[Challenge]: Pictures must not be retyped. Return exactly the lines from the one with "Emit a web page" through the one with "function py(v, d)", both included, and no others.

[Data to process]:
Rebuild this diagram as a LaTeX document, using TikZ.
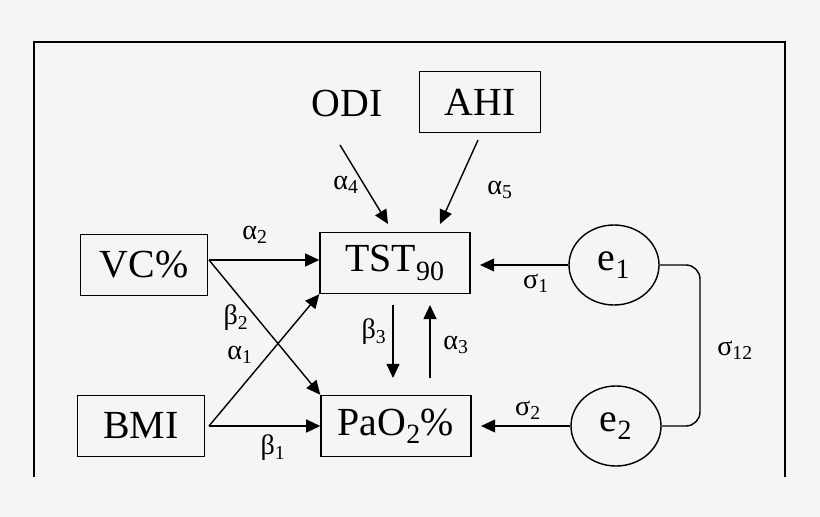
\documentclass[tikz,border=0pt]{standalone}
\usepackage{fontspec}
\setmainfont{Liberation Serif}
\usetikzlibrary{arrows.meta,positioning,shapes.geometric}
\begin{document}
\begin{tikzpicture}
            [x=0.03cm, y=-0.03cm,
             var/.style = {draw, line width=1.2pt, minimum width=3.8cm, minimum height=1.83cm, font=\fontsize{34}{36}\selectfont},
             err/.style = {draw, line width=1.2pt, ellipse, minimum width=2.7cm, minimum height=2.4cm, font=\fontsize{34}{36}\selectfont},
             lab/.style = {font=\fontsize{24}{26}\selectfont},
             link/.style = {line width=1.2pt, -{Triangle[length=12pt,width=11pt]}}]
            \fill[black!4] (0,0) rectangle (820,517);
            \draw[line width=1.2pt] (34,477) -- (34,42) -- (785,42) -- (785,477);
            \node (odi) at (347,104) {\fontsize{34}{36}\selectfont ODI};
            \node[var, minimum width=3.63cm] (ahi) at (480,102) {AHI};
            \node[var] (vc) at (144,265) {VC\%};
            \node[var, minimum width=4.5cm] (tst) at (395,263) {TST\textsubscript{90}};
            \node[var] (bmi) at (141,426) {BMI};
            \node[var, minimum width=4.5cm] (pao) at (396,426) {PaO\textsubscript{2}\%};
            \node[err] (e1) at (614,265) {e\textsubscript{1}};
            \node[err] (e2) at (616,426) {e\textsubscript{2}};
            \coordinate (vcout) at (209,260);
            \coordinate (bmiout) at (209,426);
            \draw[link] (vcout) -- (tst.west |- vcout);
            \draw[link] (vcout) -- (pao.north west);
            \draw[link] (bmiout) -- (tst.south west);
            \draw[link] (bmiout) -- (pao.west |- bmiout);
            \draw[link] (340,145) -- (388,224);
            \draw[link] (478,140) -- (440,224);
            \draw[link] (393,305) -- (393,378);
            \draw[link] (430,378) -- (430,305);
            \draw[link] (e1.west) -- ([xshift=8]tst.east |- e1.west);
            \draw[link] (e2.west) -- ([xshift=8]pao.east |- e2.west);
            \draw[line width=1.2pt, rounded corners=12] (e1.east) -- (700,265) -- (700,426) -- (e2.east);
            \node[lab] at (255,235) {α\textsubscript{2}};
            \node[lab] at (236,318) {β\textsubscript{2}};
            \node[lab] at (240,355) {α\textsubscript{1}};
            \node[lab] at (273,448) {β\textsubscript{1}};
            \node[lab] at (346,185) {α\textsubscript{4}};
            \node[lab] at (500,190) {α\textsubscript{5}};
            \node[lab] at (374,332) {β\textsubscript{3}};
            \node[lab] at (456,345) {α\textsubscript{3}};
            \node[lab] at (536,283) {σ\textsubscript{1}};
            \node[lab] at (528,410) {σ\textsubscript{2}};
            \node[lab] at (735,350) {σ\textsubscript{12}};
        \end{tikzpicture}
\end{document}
...
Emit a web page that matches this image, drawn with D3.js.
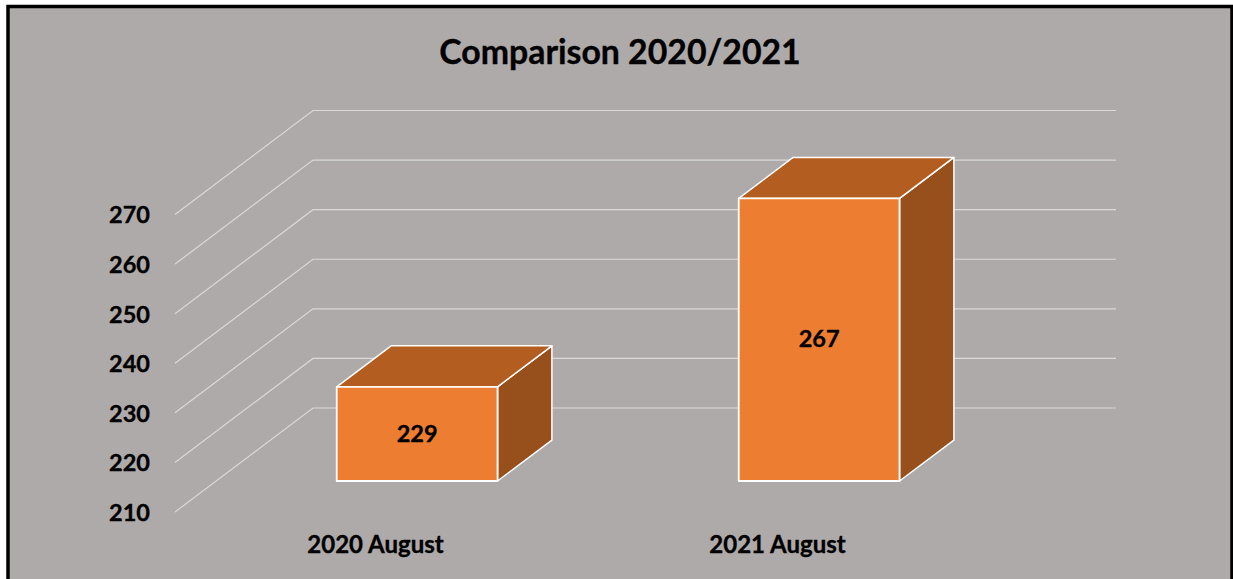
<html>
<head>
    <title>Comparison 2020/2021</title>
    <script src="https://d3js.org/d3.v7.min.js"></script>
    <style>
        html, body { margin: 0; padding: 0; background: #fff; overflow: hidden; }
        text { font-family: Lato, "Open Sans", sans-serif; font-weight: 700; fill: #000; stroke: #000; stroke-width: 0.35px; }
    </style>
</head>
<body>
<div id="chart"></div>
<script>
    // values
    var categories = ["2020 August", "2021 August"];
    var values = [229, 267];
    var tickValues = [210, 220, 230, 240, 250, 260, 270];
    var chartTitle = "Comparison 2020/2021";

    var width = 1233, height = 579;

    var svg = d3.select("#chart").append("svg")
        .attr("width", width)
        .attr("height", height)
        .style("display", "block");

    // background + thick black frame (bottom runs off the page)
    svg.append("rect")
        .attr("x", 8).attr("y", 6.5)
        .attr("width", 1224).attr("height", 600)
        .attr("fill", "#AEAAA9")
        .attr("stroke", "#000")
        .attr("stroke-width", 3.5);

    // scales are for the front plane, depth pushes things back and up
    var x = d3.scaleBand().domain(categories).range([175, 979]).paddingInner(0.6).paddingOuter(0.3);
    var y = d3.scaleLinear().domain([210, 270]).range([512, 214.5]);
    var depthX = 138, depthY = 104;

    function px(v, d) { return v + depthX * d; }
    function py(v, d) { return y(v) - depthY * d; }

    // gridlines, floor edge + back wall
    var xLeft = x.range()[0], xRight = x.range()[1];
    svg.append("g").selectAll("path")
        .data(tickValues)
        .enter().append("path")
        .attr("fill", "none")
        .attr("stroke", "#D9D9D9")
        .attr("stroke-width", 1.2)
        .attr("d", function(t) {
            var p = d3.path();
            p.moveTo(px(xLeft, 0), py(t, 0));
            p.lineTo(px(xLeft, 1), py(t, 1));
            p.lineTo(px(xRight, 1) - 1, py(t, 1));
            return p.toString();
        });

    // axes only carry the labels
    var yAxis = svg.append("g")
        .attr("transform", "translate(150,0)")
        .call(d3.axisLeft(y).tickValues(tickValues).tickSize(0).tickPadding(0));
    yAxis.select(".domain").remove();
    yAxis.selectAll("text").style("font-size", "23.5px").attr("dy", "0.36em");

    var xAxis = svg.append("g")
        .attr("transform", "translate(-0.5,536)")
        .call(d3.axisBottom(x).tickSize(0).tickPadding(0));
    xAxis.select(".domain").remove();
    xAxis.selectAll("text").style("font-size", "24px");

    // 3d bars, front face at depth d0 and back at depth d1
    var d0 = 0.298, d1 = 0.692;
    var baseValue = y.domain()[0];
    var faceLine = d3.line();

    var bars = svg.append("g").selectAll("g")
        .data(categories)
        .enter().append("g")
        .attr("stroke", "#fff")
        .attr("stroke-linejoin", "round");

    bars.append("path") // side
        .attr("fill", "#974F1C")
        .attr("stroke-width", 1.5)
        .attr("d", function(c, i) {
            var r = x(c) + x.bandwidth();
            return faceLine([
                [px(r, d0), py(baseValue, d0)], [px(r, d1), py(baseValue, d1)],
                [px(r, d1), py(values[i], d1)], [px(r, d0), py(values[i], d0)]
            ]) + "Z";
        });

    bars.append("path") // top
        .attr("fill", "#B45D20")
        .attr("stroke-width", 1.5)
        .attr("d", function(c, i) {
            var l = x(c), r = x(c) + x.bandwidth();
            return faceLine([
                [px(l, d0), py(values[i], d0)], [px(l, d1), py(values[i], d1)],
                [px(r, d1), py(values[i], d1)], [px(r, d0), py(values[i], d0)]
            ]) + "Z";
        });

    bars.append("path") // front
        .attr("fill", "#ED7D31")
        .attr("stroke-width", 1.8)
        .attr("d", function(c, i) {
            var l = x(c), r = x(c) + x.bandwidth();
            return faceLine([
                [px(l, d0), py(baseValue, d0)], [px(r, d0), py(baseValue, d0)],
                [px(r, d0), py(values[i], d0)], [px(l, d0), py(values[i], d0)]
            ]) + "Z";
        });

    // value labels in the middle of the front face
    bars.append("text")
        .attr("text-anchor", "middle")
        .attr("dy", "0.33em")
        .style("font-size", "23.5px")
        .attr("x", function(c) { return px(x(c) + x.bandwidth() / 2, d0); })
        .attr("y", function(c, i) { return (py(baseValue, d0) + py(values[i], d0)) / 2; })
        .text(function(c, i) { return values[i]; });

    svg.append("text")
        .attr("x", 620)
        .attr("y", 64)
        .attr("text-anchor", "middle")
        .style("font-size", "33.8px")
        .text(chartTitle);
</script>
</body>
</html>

[Exercise answer]:
Emit a web page that matches this image, drawn with D3.js.
<html>
<head>
    <title>Comparison 2020/2021</title>
    <script src="https://d3js.org/d3.v7.min.js"></script>
    <style>
        html, body { margin: 0; padding: 0; background: #fff; overflow: hidden; }
        text { font-family: Lato, "Open Sans", sans-serif; font-weight: 700; fill: #000; stroke: #000; stroke-width: 0.35px; }
    </style>
</head>
<body>
<div id="chart"></div>
<script>
    // values
    var categories = ["2020 August", "2021 August"];
    var values = [229, 267];
    var tickValues = [210, 220, 230, 240, 250, 260, 270];
    var chartTitle = "Comparison 2020/2021";

    var width = 1233, height = 579;

    var svg = d3.select("#chart").append("svg")
        .attr("width", width)
        .attr("height", height)
        .style("display", "block");

    // background + thick black frame (bottom runs off the page)
    svg.append("rect")
        .attr("x", 8).attr("y", 6.5)
        .attr("width", 1224).attr("height", 600)
        .attr("fill", "#AEAAA9")
        .attr("stroke", "#000")
        .attr("stroke-width", 3.5);

    // scales are for the front plane, depth pushes things back and up
    var x = d3.scaleBand().domain(categories).range([175, 979]).paddingInner(0.6).paddingOuter(0.3);
    var y = d3.scaleLinear().domain([210, 270]).range([512, 214.5]);
    var depthX = 138, depthY = 104;

    function px(v, d) { return v + depthX * d; }
    function py(v, d) { return y(v) - depthY * d; }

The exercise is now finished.